Trurl’s Prescription

The Fifth Sally (A)

or

Trurl’s Prescription

Not far from here, by a white sun, behind a green star, lived the Steelypips, illustrious, industrious, and they hadn’t a care: no spats in their vats, no rules, no schools, no gloom, no evil influence of the moon, no trouble from matter or antimatter—for they had a machine, a dream of a machine, with springs and gears and perfect in every respect. And they lived with it, and on it, and under it, and inside it, for it was all they had—first they saved up all their atoms, then they put them all together, and if one didn’t fit, why they chipped at it a bit, and everything was just fine. Each and every Steelypip had its own little socket and its own little plug, and each was completely on its own. Though they didn’t own the machine, neither did the machine own them, everybody just pitched in. Some were mechanics, other mechanicians, still others mechanists: but all were mechanically minded. They had plenty to do, like if night had to be made, or day, or an eclipse of the sun—but that not too often, or they’d grow tired of it. One day there flew up to the white sun behind the green star a comet in a bonnet, namely a female, mean as nails and atomic from her head to her four long tails, awful to look at, all blue from hydrogen cyanide and, sure enough, reeking of bitter almonds. She flew up and said, “First, I’ll burn you to the ground, and that’s just for starters.”

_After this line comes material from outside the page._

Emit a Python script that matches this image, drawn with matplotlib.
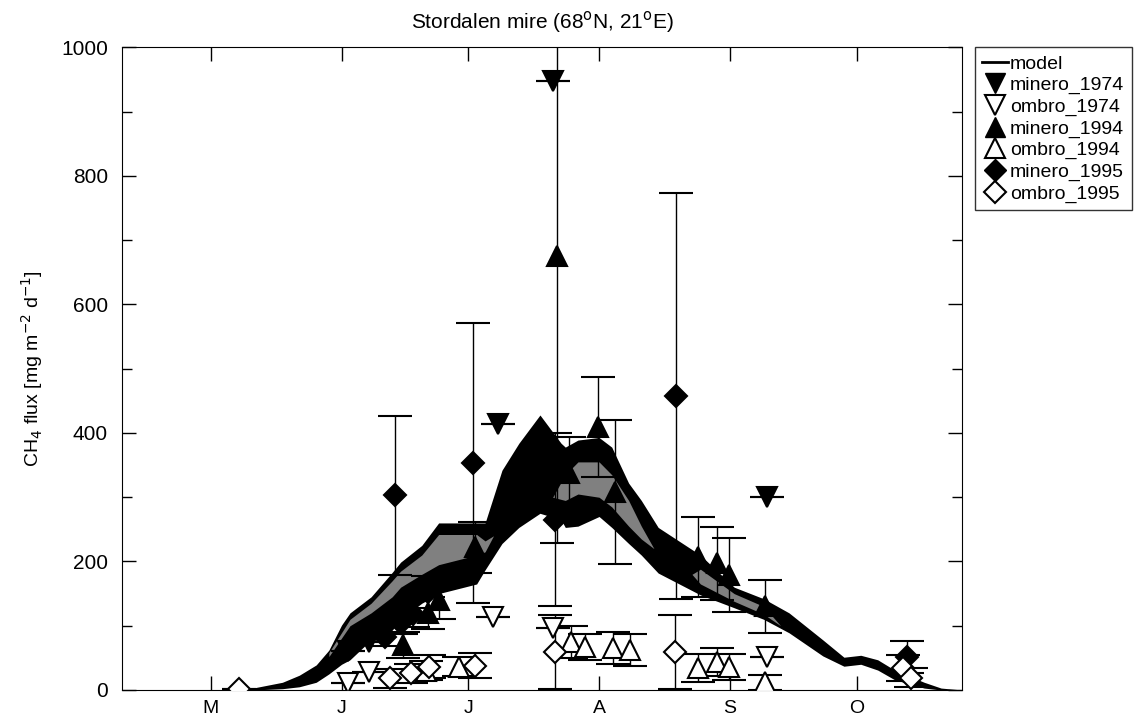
import numpy as np
import matplotlib
matplotlib.use("Agg")
from matplotlib import pyplot as plt
from matplotlib.lines import Line2D

plt.rcParams['font.family'] = ['Liberation Sans', 'DejaVu Sans']

# model envelope (day of year, CH4 flux)
band_day = [114, 140, 145, 152, 156, 160, 163, 166, 168, 173, 178, 180, 185, 189, 198, 200,
            204, 208, 213, 218, 219, 222, 227, 230, 234, 237, 241, 251, 259, 266, 272, 280,
            285, 289, 293, 297, 304, 308, 313]
band_hi = [0, 0, 3, 12, 23, 39, 62, 101, 120, 145, 183, 199, 225, 260, 260, 260,
           342, 384, 428, 384, 378, 389, 393, 378, 322, 295, 253, 210, 160, 142, 120, 78,
           51, 54, 47, 31, 12, 3, 0]
band_lo = [0, 0, 0, 2, 5, 12, 25, 40, 47, 78, 93, 110, 135, 150, 165, 187,
           228, 253, 275, 265, 253, 255, 270, 253, 228, 210, 182, 148, 128, 110, 89, 53,
           37, 40, 31, 16, 3, 0, 0]
# lighter stippled patches inside the envelope
grey_day = [163, 168, 173, 178, 180, 185, 189, 198, 200, 202, 216, 219, 222, 227, 230, 234,
            237, 240, 249, 251, 259, 266, 270]
grey_hi = [58, 110, 135, 170, 185, 210, 242, 242, 232, 240, 300, 335, 355, 355, 335, 295,
           255, 220, 180, 188, 150, 130, 100]
grey_lo = [52, 100, 120, 145, 160, 180, 195, 210, 215, 240, 300, 295, 305, 300, 285, 255,
           235, 220, 180, 165, 138, 118, 100]

# observations: day, value, error
m74_day = [167.6, 172.4, 203.1, 216.1, 266.7]
m74_val = [60, 75, 414, 948, 300]
m74_err = [0, 0, 0, 0, 0]

o74_day = [167.6, 172.4, 201.9, 216.1, 266.7]
o74_val = [11, 28, 113, 96, 51]
o74_err = [0, 0, 0, 0, 0]

m94_day = [180.5, 186.5, 189.0, 197.7, 217.0, 219.9, 226.7, 230.8, 250.4, 254.9, 257.7, 266.2]
m94_val = [70, 120, 140, 222, 675, 337, 409, 308, 207, 197, 179, 130]
m94_err = [20, 25, 30, 40, 447, 56, 78, 112, 63, 57, 58, 41]

o94_day = [186.0, 193.9, 220.3, 223.6, 230.3, 234.3, 250.4, 254.9, 257.7, 266.2]
o94_val = [30, 36, 75, 67, 65, 62, 34, 44, 36, 12]
o94_err = [15, 15, 25, 20, 25, 25, 22, 22, 20, 12]

m95_day = [176.4, 178.7, 180.0, 183.0, 186.5, 197.2, 216.6, 245.2, 300.0]
m95_val = [83, 303, 105, 118, 152, 353, 265, 457, 52]
m95_err = [15, 124, 18, 20, 25, 218, 135, 316, 25]

o95_day = [141.6, 177.6, 182.4, 186.7, 197.7, 216.6, 245.0, 298.9, 301.0]
o95_val = [1.5, 18, 26, 36, 38, 59, 59, 34, 19]
o95_err = [0, 15, 15, 18, 20, 58, 58, 20, 15]

month_pos = [135, 166, 196, 227, 258, 288]
month_lab = ['M', 'J', 'J', 'A', 'S', 'O']

fig = plt.figure(figsize=(11.4, 7.26), dpi=100)
ax = fig.add_axes([0.107, 0.0496, 0.737, 0.885])

ax.fill_between(band_day, band_lo, band_hi, color='black', lw=0, zorder=1)
ax.fill_between(grey_day, grey_lo, grey_hi, color='0.5', lw=0, zorder=1.5)

ebkw = dict(ecolor='black', elinewidth=1.0, capsize=12, capthick=1.2, ls='none',
            mec='black', mew=1.5, zorder=3)
ax.errorbar(m74_day, m74_val, yerr=m74_err, marker='v', ms=14, mfc='black', **ebkw)
ax.errorbar(o74_day, o74_val, yerr=o74_err, marker='v', ms=14, mfc='white', **ebkw)
ax.errorbar(m94_day, m94_val, yerr=m94_err, marker='^', ms=14, mfc='black', **ebkw)
ax.errorbar(o94_day, o94_val, yerr=o94_err, marker='^', ms=14, mfc='white', **ebkw)
ax.errorbar(m95_day, m95_val, yerr=m95_err, marker='D', ms=11, mfc='black', **ebkw)
ax.errorbar(o95_day, o95_val, yerr=o95_err, marker='D', ms=11, mfc='white', **ebkw)

ax.set_xlim(114, 313)
ax.set_ylim(0, 1000)
ax.set_xticks(month_pos)
ax.set_xticklabels(month_lab)
ax.set_yticks(range(0, 1001, 200))
ax.set_yticks(range(0, 1001, 100), minor=True)
ax.tick_params(which='both', direction='in', top=True, right=True, labelsize=15,
               length=10, width=1)
ax.tick_params(which='minor', length=7)
ax.tick_params(axis='x', pad=7, labelsize=14)
ax.tick_params(axis='y', pad=10)
ax.set_title('Stordalen mire (68$^{\\rm o}$N, 21$^{\\rm o}$E)', fontsize=15, pad=14)
ax.set_ylabel('CH$_4$ flux [mg m$^{-2}$ d$^{-1}$]', fontsize=14, labelpad=12)

handles = [Line2D([], [], color='black', lw=2),
           Line2D([], [], ls='none', marker='v', ms=14, mfc='black', mec='black'),
           Line2D([], [], ls='none', marker='v', ms=14, mfc='white', mec='black', mew=1.5),
           Line2D([], [], ls='none', marker='^', ms=14, mfc='black', mec='black'),
           Line2D([], [], ls='none', marker='^', ms=14, mfc='white', mec='black', mew=1.5),
           Line2D([], [], ls='none', marker='D', ms=11, mfc='black', mec='black'),
           Line2D([], [], ls='none', marker='D', ms=11, mfc='white', mec='black', mew=1.5)]
labels = ['model', 'minero_1974', 'ombro_1974', 'minero_1994', 'ombro_1994',
          'minero_1995', 'ombro_1995']
fig.legend(handles, labels, loc='upper left', bbox_to_anchor=(0.855, 0.935),
           borderaxespad=0, fontsize=14, frameon=True, fancybox=False, edgecolor='black',
           handlelength=1.3, handletextpad=0.1, labelspacing=0.2, borderpad=0.4)

fig.savefig('out.png', dpi=100)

The Steelypips watched—the fire in her eye smoked up half the sky, she drew on her neutrons, mesons like caissons, pi- and mu- and neutrinos too—"Fee-fi-fo-fum plu-to-ni-um.” And they reply: “One moment, please, we are the Steelypips, we have no fear, no spats in our vats, no rules, no schools, no gloom, no evil influence of the moon, for we have a machine, a dream of a machine, with springs and gears and perfect in every respect, so go away, lady comet, or you’ll be sorry.”

But she already filled up the sky, burning, scorching, roaring, hissing, until their moon shriveled up, singed from horn to horn, and even if it had been a little cracked, old, and on the small side to begin with, still that was a shame. So wasting no more words, they took their strongest fields, tied them around each horn with a good knot, then threw the switch: try that on for size, you old witch. It thundered, it quaked, it groaned, the sky cleared up in a flash, and all that remained of the comet was a bit of ash—and peace reigned once more.

After an undetermined amount of time something appears, what it is nobody knows, except that it’s hideous and no matter from which angle you look at it, it’s even more hideous. Whatever it is flies up, lands on the highest peak, so heavy you can’t imagine, makes itself comfortable and doesn’t budge. But it’s an awful nuisance, all the same.